If you have a contract dating back more than 10 years, there is a high chance that that is the only copy in existence – your lawyer only needs to keep documents like this for 7 years. If you will need that contract in the future for tax or other purposes, rescue that document.

That being said, things have changed in the last decade. In our practice, every document we prepare or that comes into our office is scanned and stored in secure cloud storage. We essentially have access to those scanned documents forever. It’s unlikely that you will ever need an original wet-signed copy of a contract.


Deed are much like contracts. If you hold the only known copy and you may need it in the future, then you should grab it before you make your exit.


Your will is in a class of its own. That’s because wills aren’t used until you die at some stage in the (hopefully distance) future. The other significant issue is that if you lose your will and you can’t make a new one due to, for example, a capacity issue, you’re stuck. Your estate could be regulated according to your previous will or according to the rules of intestacy. Either way, it’s unlikely that your wishes will be carried out.

Storing a will at home is risky: natural disasters, your family might not be able to find it, you might forget where you put it, someone may find it and (not liking the content) destroy it. Accordingly, we recommend that you leave your will into safe custody with your lawyer. Safe custody is a particular form of storage. Lawyers are obliged to safely store safe custody documents until you authorise release or you die. In the latter case, it would only be released to your executor. If a firm moves or closes we have to get your instructions about your safe custody documents. You can be confident that your will (or other document) that’s in safe custody is safe.

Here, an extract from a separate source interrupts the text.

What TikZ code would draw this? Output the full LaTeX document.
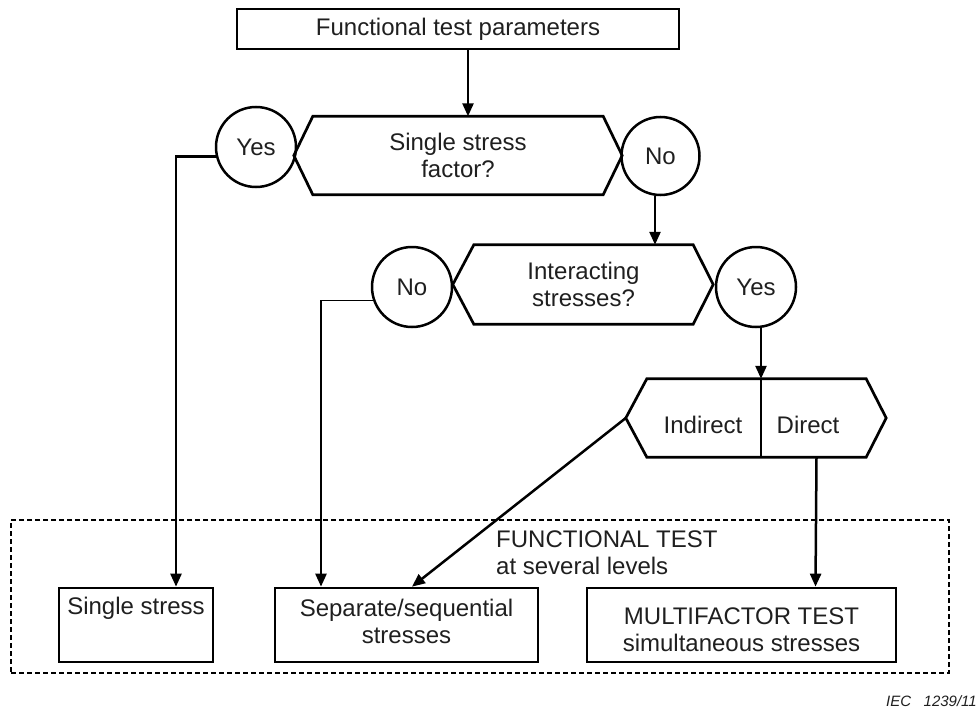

If you do have your will at home, save it.

Title deeds

In New South Wales, certificates of title (title deeds) have been abolished as proof of ownership in terms of their legal effect. There is no real benefit to holding a title deed. Don’t risk your life for a title deed.

Share or unit certificates

Companies must keep a register of issued shares and ownership is recorded with ASIC. It’s unlikely that you would ever need to produce an original share certificate. However, trusts are private arrangements and ownership is not recorded publicly. It may be that a unit certificate is a critical document to prove you own a unit in a trust. If you have this kind of document at home, save it.

Trust deeds, company constitutions and other corporate agreements

It is unlikely that you would ever need to present an original trust deed, company constitution or shareholder type document that could not be overcome in some way. In many cases, the solicitor or accountant who created these documents will hold a copy of these documents. However, if you think you are holding the only available copy, you should save the document.

Sentimental motivation

Despite the comments above, it may be that a particular copy of a document has sentimental value to you, beyond its legal value. Replacement birth certificates are easy to obtain but it may be that the original document holds memories for you – the look and feel of the paper, the folds etc. It may be important to rescue an original, even if you don’t need to. The same might go for things like title documents. Even though the document is of no legal effect, it might be that an old title deed or document has sentimental value for you. But you shouldn’t put your life at risk for sentimentality. But it might be that time permitting, it would be the kind of thing that you want to take with you.

Final word(s)

Frantically searching for anything during time which should be used to orchestrate the safe evacuation of truly irreplaceable family and pets is ill-advised and dangerous. Instead, consider having these important documents together in a safe place that you can easily grab as you leave. The location of these documents should form part of any disaster action plan you and your family create.

After writing this, I pulled out my old concertina file thing from under the house to see what I had actually rescued back in 2003. Among the gems were:

• year 6 graduation certificate

• an expired international driving licence

• results from the 1991 primary school maths competition

• my old scuba diving planner

• a certificate from winning a haiku-writing competition

A great trip down memory lane, but nothing I’d risk my life for.